Submitted by Egg on
pixabay.com
So, were you a “finder’s keeper’s” kind of kid growing up? If not then you most assuredly knew the type. Can’t you just remember the days when you or “a friend” would find something that once belonged to someone else and would exclaim, “Finder’s Keeper’s?” Sometimes I wonder if this was just a foreshadowing of the more likely adult version of this…“possession is nine-tenths of the law.” Heck, maybe these early years were just fertile ground for sowing the seeds of a self-preserving spirit. Can you say, “It’s mine and you can’t have it?” It’s so fascinating to me to look back and see how our formative years of adolescence were so instrumental in shaping the underlying tone of our character as adults, both the good and the bad. I’m particularly intrigued when I think of those character traits that we typically reserve for “our eyes only” and we veil to the outside world. You know the ones that we find at the “magma level” of life where we wrestle with not being the person we project ourselves to be. For example, the place that tends to act as the repository of our sins of omission, those things we know we should do but don’t do. Or the place where we clearly see the person we see in the mirror but others don’t see.

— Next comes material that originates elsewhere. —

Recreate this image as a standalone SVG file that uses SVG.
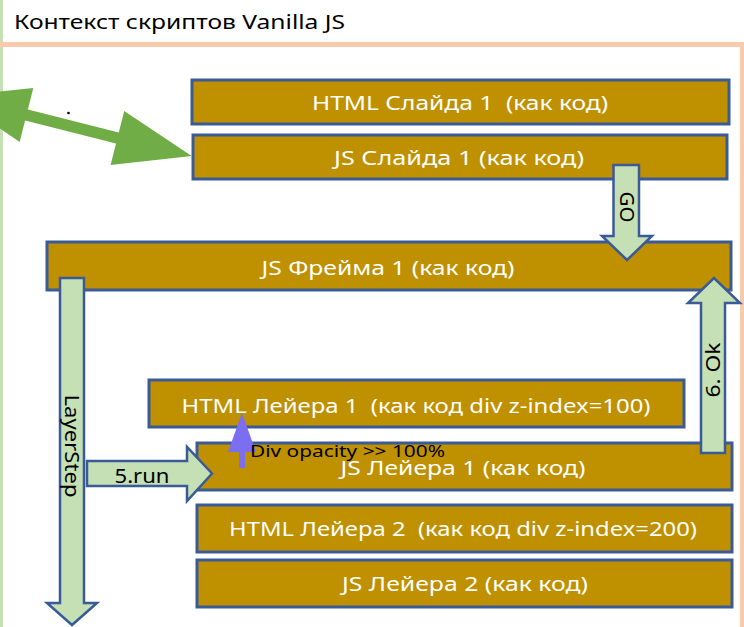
<svg xmlns="http://www.w3.org/2000/svg" width="744" height="627" viewBox="0 0 744 627">
<style>
  .box { fill: #bf9000; stroke: #3a5a98; stroke-width: 3; }
  .bt { fill: #ffffff; font-family: "Noto Sans", "Liberation Sans", sans-serif; font-size: 19px; text-anchor: middle; }
  .arr { fill: #c5e0b4; stroke: #3a5a98; stroke-width: 2.5; stroke-linejoin: miter; }
  .at { fill: #000000; font-family: "Noto Sans", "Liberation Sans", sans-serif; font-size: 19px; text-anchor: middle; }
</style>
<rect x="0" y="0" width="744" height="627" fill="#ffffff"/>
<g id="frame">
  <rect x="0" y="0" width="3" height="627" fill="#c5e0b4"/>
  <rect x="0" y="42" width="744" height="5" fill="#f8cbad"/>
  <rect x="740" y="44" width="4" height="583" fill="#f8cbad"/>
  <text x="14" y="29" font-family="Noto Sans, Liberation Sans, sans-serif" font-size="20" fill="#000" textLength="331" lengthAdjust="spacingAndGlyphs">Контекст скриптов Vanilla JS</text>
</g>
<g id="html-slide1">
  <rect class="box" x="192" y="80" width="537" height="44"/>
  <text class="bt" x="460" y="110" xml:space="preserve" textLength="296" lengthAdjust="spacingAndGlyphs">HTML Слайда 1  (как код)</text>
</g>
<g id="js-slide1">
  <rect class="box" x="193" y="135" width="534" height="44"/>
  <text class="bt" x="459" y="165" textLength="250" lengthAdjust="spacingAndGlyphs">JS Слайда 1 (как код)</text>
</g>
<g id="js-frame1">
  <rect class="box" x="47" y="242" width="684" height="48"/>
  <text class="bt" x="388" y="275" textLength="253" lengthAdjust="spacingAndGlyphs">JS Фрейма 1 (как код)</text>
</g>
<g id="html-layer1">
  <rect class="box" x="149" y="380" width="535" height="47"/>
  <text class="bt" x="416" y="413" xml:space="preserve" textLength="469" lengthAdjust="spacingAndGlyphs">HTML Лейера 1  (как код div z-index=100)</text>
</g>
<g id="js-layer1">
  <rect class="box" x="197" y="443" width="535" height="47"/>
  <text class="bt" x="463" y="475" textLength="245" lengthAdjust="spacingAndGlyphs">JS Лейера 1 (как код)</text>
</g>
<g id="html-layer2">
  <rect class="box" x="197" y="505" width="535" height="47"/>
  <text class="bt" x="463" y="536" xml:space="preserve" textLength="468" lengthAdjust="spacingAndGlyphs">HTML Лейера 2  (как код div z-index=200)</text>
</g>
<g id="js-layer2">
  <rect class="box" x="197" y="560" width="535" height="47"/>
  <text class="bt" x="465" y="591" textLength="246" lengthAdjust="spacingAndGlyphs">JS Лейера 2 (как код)</text>
</g>
<g id="connectors">
  <polygon fill="#70ad47" points="-47.5,96.3 33.3,88.1 27.9,109.6 118.8,132.6 124.2,111.1 191.7,156 110.6,164.9 116,143.4 25.1,120.4 19.7,141.9"/>
  <circle cx="68.5" cy="113" r="1.3" fill="#000"/>
  <g id="go">
    <polygon class="arr" points="613.5,165 639,165 639,236 652,236 627,260 602,236 613.5,236"/>
    <text class="at" transform="translate(627,207) rotate(90)" dominant-baseline="central" textLength="31" lengthAdjust="spacingAndGlyphs">GO</text>
  </g>
  <g id="layerstep">
    <polygon class="arr" points="60,278 84,278 84,603 97,603 72,625 47,603 60,603"/>
    <text class="at" transform="translate(72,446) rotate(90)" dominant-baseline="central" textLength="103" lengthAdjust="spacingAndGlyphs">LayerStep</text>
  </g>
  <g id="ok">
    <polygon class="arr" points="701,453 725,453 725,303 740,303 714,278 688,303 701,303"/>
    <text class="at" transform="translate(713,370) rotate(-90)" dominant-baseline="central" textLength="55" lengthAdjust="spacingAndGlyphs">6. Ok</text>
  </g>
  <g id="run">
    <polygon class="arr" points="87,461 187,461 187,447 212,473.5 187,501 187,486 87,486"/>
    <text class="at" x="142" y="483" textLength="55" lengthAdjust="spacingAndGlyphs">5.run</text>
  </g>
  <g id="opacity">
    <polygon fill="#7b6ef0" points="239,468 245,468 245,452 256,452 242,413 228,452 239,452"/>
    <text x="250" y="457" font-family="Noto Sans, Liberation Sans, sans-serif" font-size="16" fill="#000" textLength="195" lengthAdjust="spacingAndGlyphs">Div opacity &gt;&gt; 100%</text>
  </g>
</g>
</svg>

So, I’ve been thinking about how our lives might look different if those “formative” traits were repurposed through the crucible of the “transformative.” For example, what would it take for us move from a world constrained by the inward focus of self-preservation to a world unrestrained by an outward focus of sharing. Perhaps a return to the childhood playground may hold a critical clue to how we might move towards this kind of life. Remember back with me for a moment and put yourself at the scene. You and a number of your boy or gal buddies wanted to play a pick-up game of some type but to do so you had to pick teams. Though you might have wanted to insure you got the best players on your team there was typically a reasonable approach arrived at to divide up the players. In the end, all parties were ultimately motivated to be fair because above all else you wanted to “play ball.” Either way you wanted to enjoy the fellowship of being together not to mention the friendly competition. But like then the element of sharing had to be in play in order for the game to go on.
So what does this look like to us today? What does it mean for us to live in such a way that our giving is seen through the lens of sharing? Could it be we might just experience the joy of giving more often if this were the case? What if we once again recognized the essential need for sharing our lives in the context of community and fellowship? It’s here that we are more apt to both find and be the very persons we have been designed to be. The truth is we were designed as relational beings with an innate longing to belong. Could this be one of those keys that unlock the doorway to living life out from behind the curtain? Could it be the very place where we allow ourselves to be loved for who we are and not the façade of who we’re not? That place where self-preservation gives way to selflessness. Maybe it’s time where our conformity to the ways of the world gives way to the transformative effects of living a life marked by authenticity. For sure it will require some sacrifice on our part. After all to be transformed and not conformed will require the sacrifice of putting others before ourselves. But can’t you just imagine how great and freeing it would be to simply come out and play on the playground of a life well lived. Peace.